THE REQUEST:
Write out the material exactly. Do not include the pictures.

DATA:
● ● ● ● ●

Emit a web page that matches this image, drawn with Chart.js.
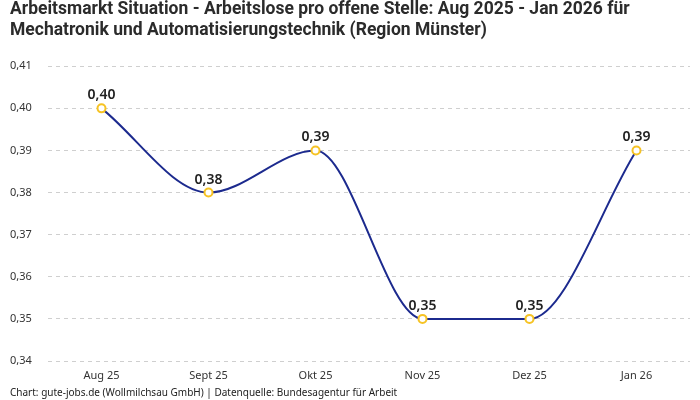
<!DOCTYPE html>
<html>
<head>
<meta charset="utf-8">
<script src="https://cdn.jsdelivr.net/npm/chart.js@4"></script>
<style>
	html, body { margin: 0; padding: 0; background: #fff; }
	#wrap { width: 700px; height: 400px; }
</style>
</head>
<body>
<div id="wrap"><canvas id="chartMarket" width="700" height="400"></canvas></div>
<script>
'use strict'

const months = ['Aug 25', 'Sept 25', 'Okt 25', 'Nov 25', 'Dez 25', 'Jan 26'];
const ratio = [0.40, 0.38, 0.39, 0.35, 0.35, 0.39];
const yTicks = [0.34, 0.35, 0.36, 0.37, 0.38, 0.39, 0.40, 0.41];

const colors = {
	line: '#1c2a8e',
	point: '#f6c324',
	text: '#222',
	grid: '#cfcfcf',
};

const fmt = v => v.toFixed(2).replace('.', ',');

// labels above every point
const valueLabels = {
	id: 'valueLabels',
	afterDatasetsDraw(chart) {
		const { ctx } = chart;
		ctx.save();
		chart.getDatasetMeta(0).data.forEach((pt, i) => {
			ctx.textAlign = 'center';
			ctx.textBaseline = 'bottom';
			ctx.font = '600 14px "Noto Sans"';
			ctx.fillStyle = colors.text;
			ctx.fillText(fmt(ratio[i]), pt.x, pt.y - 6);
		});
		ctx.restore();
	},
};

new Chart(document.getElementById('chartMarket'), {
	type: 'line',
	data: {
		labels: months,
		datasets: [{
			data: ratio,
			borderColor: colors.line,
			borderWidth: 2,
			cubicInterpolationMode: 'monotone',
			pointRadius: 4,
			pointBorderWidth: 2,
			pointBackgroundColor: '#fff',
			pointBorderColor: colors.point,
			clip: false,
		}],
	},
	options: {
		responsive: false,
		animation: false,
		layout: {
			padding: { left: 10, right: 10, top: 0, bottom: 0 },
		},
		plugins: {
			legend: { display: false },
			tooltip: { enabled: false },
			title: {
				display: true,
				text: ['Arbeitsmarkt Situation - Arbeitslose pro offene Stelle: Aug 2025 - Jan 2026 für', 'Mechatronik und Automatisierungstechnik (Region Münster)'],
				align: 'start',
				color: '#2b2b2b',
				font: { family: 'Roboto', size: 17.5, weight: 'bold', lineHeight: 1.15 },
				padding: { top: 0, bottom: 26 },
			},
			subtitle: {
				display: true,
				position: 'bottom',
				text: 'Chart: gute-jobs.de (Wollmilchsau GmbH) | Datenquelle: Bundesagentur für Arbeit',
				align: 'start',
				color: '#222',
				font: { family: 'Noto Sans', size: 10 },
				padding: { top: 4, bottom: 1 },
			},
		},
		scales: {
			x: {
				offset: true,
				grid: { display: false },
				border: { display: false },
				ticks: { color: '#333', font: { family: 'Noto Sans', size: 11 }, padding: 0 },
				afterFit: axis => { axis.height = 22; },
			},
			y: {
				min: yTicks[0],
				max: yTicks[yTicks.length - 1],
				afterBuildTicks: axis => { axis.ticks = yTicks.map(v => ({ value: v })); },
				afterFit: axis => { axis.width = 38; },
				border: { display: false, dash: [4, 4] },
				grid: { color: colors.grid, tickLength: 0 },
				ticks: {
					color: '#333',
					font: { family: 'Noto Sans', size: 11 },
					padding: 15,
					crossAlign: 'far',
					callback: v => fmt(v),
				},
			},
		},
	},
	plugins: [valueLabels],
});
</script>
</body>
</html>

● ● ● ● ●

OUTPUT BELOW:
Emit a web page that matches this image, drawn with Chart.js.
<!DOCTYPE html>
<html>
<head>
<meta charset="utf-8">
<script src="https://cdn.jsdelivr.net/npm/chart.js@4"></script>
<style>
	html, body { margin: 0; padding: 0; background: #fff; }
	#wrap { width: 700px; height: 400px; }
</style>
</head>
<body>
<div id="wrap"><canvas id="chartMarket" width="700" height="400"></canvas></div>
<script>
'use strict'

const months = ['Aug 25', 'Sept 25', 'Okt 25', 'Nov 25', 'Dez 25', 'Jan 26'];
const ratio = [0.40, 0.38, 0.39, 0.35, 0.35, 0.39];
const yTicks = [0.34, 0.35, 0.36, 0.37, 0.38, 0.39, 0.40, 0.41];

const colors = {
	line: '#1c2a8e',
	point: '#f6c324',
	text: '#222',
	grid: '#cfcfcf',
};

const fmt = v => v.toFixed(2).replace('.', ',');

// labels above every point
const valueLabels = {
	id: 'valueLabels',
	afterDatasetsDraw(chart) {
		const { ctx } = chart;
		ctx.save();
		chart.getDatasetMeta(0).data.forEach((pt, i) => {
			ctx.textAlign = 'center';
			ctx.textBaseline = 'bottom';
			ctx.font = '600 14px "Noto Sans"';
			ctx.fillStyle = colors.text;
			ctx.fillText(fmt(ratio[i]), pt.x, pt.y - 6);
		});
		ctx.restore();
	},
};

new Chart(document.getElementById('chartMarket'), {
	type: 'line',
	data: {
		labels: months,
		datasets: [{
			data: ratio,
			borderColor: colors.line,
			borderWidth: 2,
			cubicInterpolationMode: 'monotone',
			pointRadius: 4,
			pointBorderWidth: 2,
			pointBackgroundColor: '#fff',
			pointBorderColor: colors.point,
			clip: false,
		}],
	},
	options: {
		responsive: false,
		animation: false,
		layout: {
			padding: { left: 10, right: 10, top: 0, bottom: 0 },
		},
		plugins: {
			legend: { display: false },
			tooltip: { enabled: false },
			title: {
				display: true,
				text: ['Arbeitsmarkt Situation - Arbeitslose pro offene Stelle: Aug 2025 - Jan 2026 für', 'Mechatronik und Automatisierungstechnik (Region Münster)'],
				align: 'start',
				color: '#2b2b2b',
				font: { family: 'Roboto', size: 17.5, weight: 'bold', lineHeight: 1.15 },
				padding: { top: 0, bottom: 26 },
			},
			subtitle: {
				display: true,
				position: 'bottom',
				text: 'Chart: gute-jobs.de (Wollmilchsau GmbH) | Datenquelle: Bundesagentur für Arbeit',
				align: 'start',
				color: '#222',
				font: { family: 'Noto Sans', size: 10 },
				padding: { top: 4, bottom: 1 },
			},
		},
		scales: {
			x: {
				offset: true,
				grid: { display: false },
				border: { display: false },
				ticks: { color: '#333', font: { family: 'Noto Sans', size: 11 }, padding: 0 },
				afterFit: axis => { axis.height = 22; },
			},
			y: {
				min: yTicks[0],
				max: yTicks[yTicks.length - 1],
				afterBuildTicks: axis => { axis.ticks = yTicks.map(v => ({ value: v })); },
				afterFit: axis => { axis.width = 38; },
				border: { display: false, dash: [4, 4] },
				grid: { color: colors.grid, tickLength: 0 },
				ticks: {
					color: '#333',
					font: { family: 'Noto Sans', size: 11 },
					padding: 15,
					crossAlign: 'far',
					callback: v => fmt(v),
				},
			},
		},
	},
	plugins: [valueLabels],
});
</script>
</body>
</html>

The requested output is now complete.